Haven’t we all thought that the precious minutes spent playing Plants vs Zombies for the third time could have been better spent doing something else? What if the time set aside playing Angry Birds waiting for the train each day could have contributed towards something worthwhile? Something that helped mankind? Well that something has happened.
Gamers have assisted scientists in solving a molecular puzzle related to a protein-cutting enzyme found in an AIDS-like virus found in rhesus monkeys. FoldIt is a collaborative online game established in 2008 with over 260,000 registered users. “The game is designed so that players can manipulate virtual molecular structures that look like multicolored, curled-up Tinkertoy sets. The virtual molecules follow the same chemical rules that are obeyed by real molecules. When someone playing the game comes up with a more elegant structure that reflects a lower energy state for the molecule, his or her score goes up. If the structure requires more energy to maintain, or if it doesn’t reflect real-life chemistry, then the score is lower.”
The monkey-virus enzyme was uploaded to FoldIt in the hope that gamers would be able to assist scientists. It was solved within ten days.
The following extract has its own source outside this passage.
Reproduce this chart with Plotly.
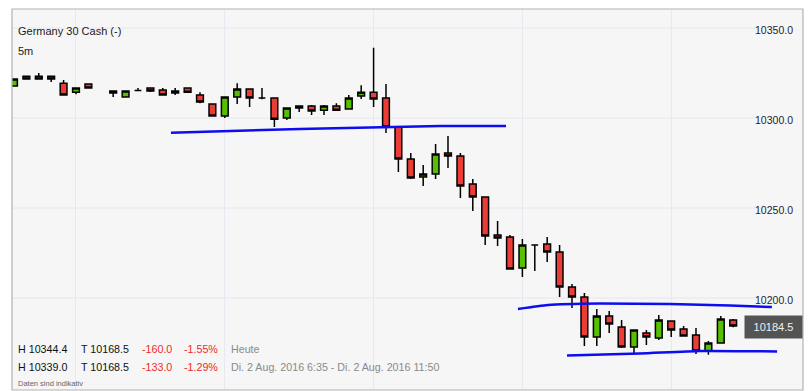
import plotly.graph_objects as go

# ---------------- data ----------------
day = "2016-08-02 "
times = ["06:35", "06:40", "06:45", "06:50", "06:55", "07:00", "07:05",
         "07:15", "07:20", "07:25", "07:30", "07:35", "07:40", "07:45", "07:50", "07:55",
         "08:00", "08:05", "08:10", "08:15", "08:20", "08:25", "08:30", "08:35", "08:40",
         "08:45", "08:50", "08:55", "09:00", "09:05", "09:10", "09:15", "09:20", "09:25",
         "09:30", "09:35", "09:40", "09:45", "09:50", "09:55", "10:00", "10:05", "10:10",
         "10:15", "10:20", "10:25", "10:30", "10:35", "10:40", "10:45", "10:50", "10:55",
         "11:00", "11:05", "11:10", "11:15", "11:20", "11:25"]
opens = [10317.8, 10323.3, 10323.3, 10323.3, 10319.4, 10314.4, 10318.9,
         10315.0, 10311.7, 10315.3, 10316.7, 10315.6, 10313.9, 10316.7, 10312.8, 10307.8,
         10301.1, 10311.7, 10316.1, 10311.1, 10311.1, 10300.0, 10305.6, 10306.7, 10304.4,
         10306.7, 10305.0, 10312.2, 10314.4, 10311.1, 10295.0, 10277.2, 10267.2, 10268.9,
         10280.6, 10278.9, 10263.3, 10256.1, 10235.0, 10233.9, 10216.7, 10229.4, 10230.0,
         10225.6, 10206.1, 10200.6, 10178.3, 10190.0, 10183.9, 10172.8, 10180.6, 10177.8,
         10187.2, 10182.8, 10179.4, 10170.6, 10175.0, 10187.8]
highs = [10322.0, 10323.5, 10325.0, 10323.5, 10321.1, 10317.0, 10319.0,
         10315.2, 10315.3, 10316.7, 10317.0, 10316.7, 10316.7, 10317.0, 10314.4, 10308.0,
         10312.0, 10319.4, 10316.3, 10316.7, 10311.3, 10305.8, 10307.0, 10307.2, 10307.2,
         10308.3, 10312.8, 10318.3, 10339.0, 10318.9, 10295.2, 10280.6, 10273.9, 10285.6,
         10290.0, 10280.6, 10266.1, 10256.3, 10242.8, 10235.0, 10232.8, 10229.6, 10233.9,
         10229.4, 10207.8, 10202.8, 10193.9, 10192.8, 10187.8, 10182.4, 10182.2, 10190.6,
         10187.4, 10184.4, 10183.3, 10176.1, 10190.0, 10188.3]
lows = [10317.5, 10321.5, 10321.5, 10320.0, 10312.5, 10313.3, 10316.5,
        10311.7, 10311.5, 10315.0, 10314.5, 10312.5, 10312.8, 10314.0, 10308.3, 10301.0,
        10300.0, 10307.8, 10306.1, 10310.5, 10295.0, 10298.9, 10303.3, 10301.7, 10301.7,
        10304.2, 10304.8, 10310.6, 10306.1, 10291.7, 10270.0, 10266.1, 10262.2, 10266.1,
        10272.2, 10255.6, 10248.3, 10229.4, 10228.9, 10216.0, 10211.7, 10215.0, 10220.0,
        10200.6, 10194.4, 10173.3, 10173.3, 10180.6, 10172.2, 10169.4, 10173.9, 10176.7,
        10178.3, 10178.7, 10168.9, 10168.5, 10174.8, 10183.7]
closes = [10321.7, 10321.7, 10321.7, 10321.7, 10312.8, 10316.7, 10316.7,
          10313.9, 10315.0, 10315.3, 10315.0, 10312.8, 10315.0, 10314.4, 10308.9, 10301.1,
          10311.7, 10316.1, 10311.1, 10311.1, 10299.4, 10305.6, 10306.7, 10303.9, 10306.7,
          10304.4, 10311.1, 10314.4, 10310.6, 10295.0, 10277.2, 10266.7, 10268.9, 10280.0,
          10278.9, 10262.2, 10256.1, 10234.4, 10233.3, 10216.1, 10229.4, 10229.4, 10225.6,
          10206.1, 10200.6, 10178.3, 10190.0, 10185.6, 10172.8, 10182.2, 10178.3, 10187.8,
          10182.2, 10178.9, 10170.6, 10175.0, 10188.3, 10184.5]

# user-drawn trend lines (time, price)
trend1_t = ["07:38:18", "08:30:18", "08:58:30", "09:26:48", "09:53:24"]
trend1_p = [10291.9, 10293.9, 10294.7, 10295.6, 10295.6]
trend2_t = ["09:58:13", "10:10:18", "10:31:18", "10:59:30", "11:23:42", "11:40:36"]
trend2_p = [10193.9, 10196.1, 10196.9, 10196.7, 10195.8, 10195.0]
trend3_t = ["10:18:00", "10:47:24", "11:11:36", "11:42:42"]
trend3_p = [10168.1, 10169.2, 10170.6, 10170.3]

y_ticks = [10200, 10250, 10300, 10350]
last_price = 10184.5
x_range = ["2016-08-02 06:34:12", "2016-08-02 11:53:09"]
y_range = [10148.9, 10360.6]

title = "Germany 30 Cash (-)"
interval = "5m"
row1 = ["H 10344.4", "T 10168.5", "-160.0", "-1.55%", "Heute"]
row2 = ["H 10339.0", "T 10168.5", "-133.0", "-1.29%",
        "Di. 2 Aug. 2016 6:35 - Di. 2 Aug. 2016 11:50"]
footnote = "Daten sind indikativ"

# ---------------- figure ----------------
W, H = 811, 391
ML, MR, MT, MB = 12, 8, 9, 1
PW, PH = W - ML - MR, H - MT - MB
FONT = "Arial, Liberation Sans, sans-serif"


def px_x(px):
    return (px - ML) / PW


def px_y(py):
    return (H - MB - py) / PH


fig = go.Figure()

fig.add_trace(go.Candlestick(
    x=[day + t for t in times], open=opens, high=highs, low=lows, close=closes,
    increasing=dict(fillcolor="#55bf00", line=dict(color="#000000", width=1.5)),
    decreasing=dict(fillcolor="#ec3c36", line=dict(color="#000000", width=1.5)),
    whiskerwidth=0, hoverinfo="skip", showlegend=False,
))

for tt, pp in [(trend1_t, trend1_p), (trend2_t, trend2_p), (trend3_t, trend3_p)]:
    fig.add_trace(go.Scatter(
        x=[day + t for t in tt], y=pp, mode="lines",
        line=dict(color="#0d0df0", width=2.5, shape="spline", smoothing=0.5),
        hoverinfo="skip", showlegend=False,
    ))

shapes = []
for v in y_ticks:
    shapes.append(dict(type="line", xref="paper", yref="y", x0=0, x1=0.94, y0=v, y1=v,
                       line=dict(color="#e6e6ee", width=1), layer="below"))
shapes.append(dict(type="rect", xref="paper", yref="paper", x0=0, x1=1, y0=0, y1=1,
                   line=dict(color="#b2b2b2", width=1.2), layer="above"))

annotations = [
    dict(text=title, x=px_x(16), y=px_y(31), xref="paper", yref="paper",
         xanchor="left", yanchor="middle", showarrow=False,
         font=dict(family=FONT, size=11, color="#1a1a1a")),
    dict(text=interval, x=px_x(16), y=px_y(51), xref="paper", yref="paper",
         xanchor="left", yanchor="middle", showarrow=False,
         font=dict(family=FONT, size=11, color="#1a1a1a")),
    dict(text=f"{last_price:.1f}", x=1, y=last_price, xref="paper", yref="y",
         xanchor="right", yanchor="middle", showarrow=False, bgcolor="#545454",
         width=53, height=18, borderpad=2, xshift=0, yshift=-1,
         font=dict(family=FONT, size=11, color="#f0f0f0")),
    dict(text=footnote, x=px_x(16), y=px_y(383), xref="paper", yref="paper",
         xanchor="left", yanchor="middle", showarrow=False,
         font=dict(family=FONT, size=7.5, color="#666666")),
]
col_x = [16, 79, 140, 182, 229]
col_c = ["#111111", "#111111", "#ee2a2a", "#ee2a2a", "#8a8a8a"]
for row, yy in [(row1, 349), (row2, 367)]:
    for txt, cx, cc in zip(row, col_x, col_c):
        annotations.append(dict(text=txt, x=px_x(cx), y=px_y(yy), xref="paper", yref="paper",
                                xanchor="left", yanchor="middle", showarrow=False,
                                font=dict(family=FONT, size=10.7, color=cc)))

fig.update_layout(
    width=W, height=H,
    margin=dict(l=ML, r=MR, t=MT, b=MB, pad=0),
    paper_bgcolor="#ffffff", plot_bgcolor="#f6f6f6",
    font=dict(family=FONT, size=11, color="#222222"),
    showlegend=False, hovermode=False, boxgap=0.22,
    shapes=shapes, annotations=annotations,
    xaxis=dict(type="date", range=x_range, rangeslider=dict(visible=False),
               showgrid=True, gridcolor="#e8e8f0", gridwidth=1,
               tick0="2016-08-02 07:00", dtick=3600000,
               showticklabels=False, ticks="", zeroline=False, showline=False),
    yaxis=dict(range=y_range, side="right", ticklabelposition="inside",
               tickvals=y_ticks, tickformat=".1f", showgrid=False, zeroline=False,
               ticks="", showline=False, ticklabelstandoff=7, ticklabelshift=2,
               tickfont=dict(family=FONT, size=10.5, color="#222233")),
)

fig.write_html("out.html")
This kind of game demonstrates the potential of crowd sourcing solutions through the gaming community. Although it may have been some serious puzzle fans who solved this molecular puzzle its possible that casual gamers can also contribute. The challenge is for designers and programmers to develop games that (either explicitly or implicitly) solve real world problems by tapping into the vast and growing resource of casual gamers.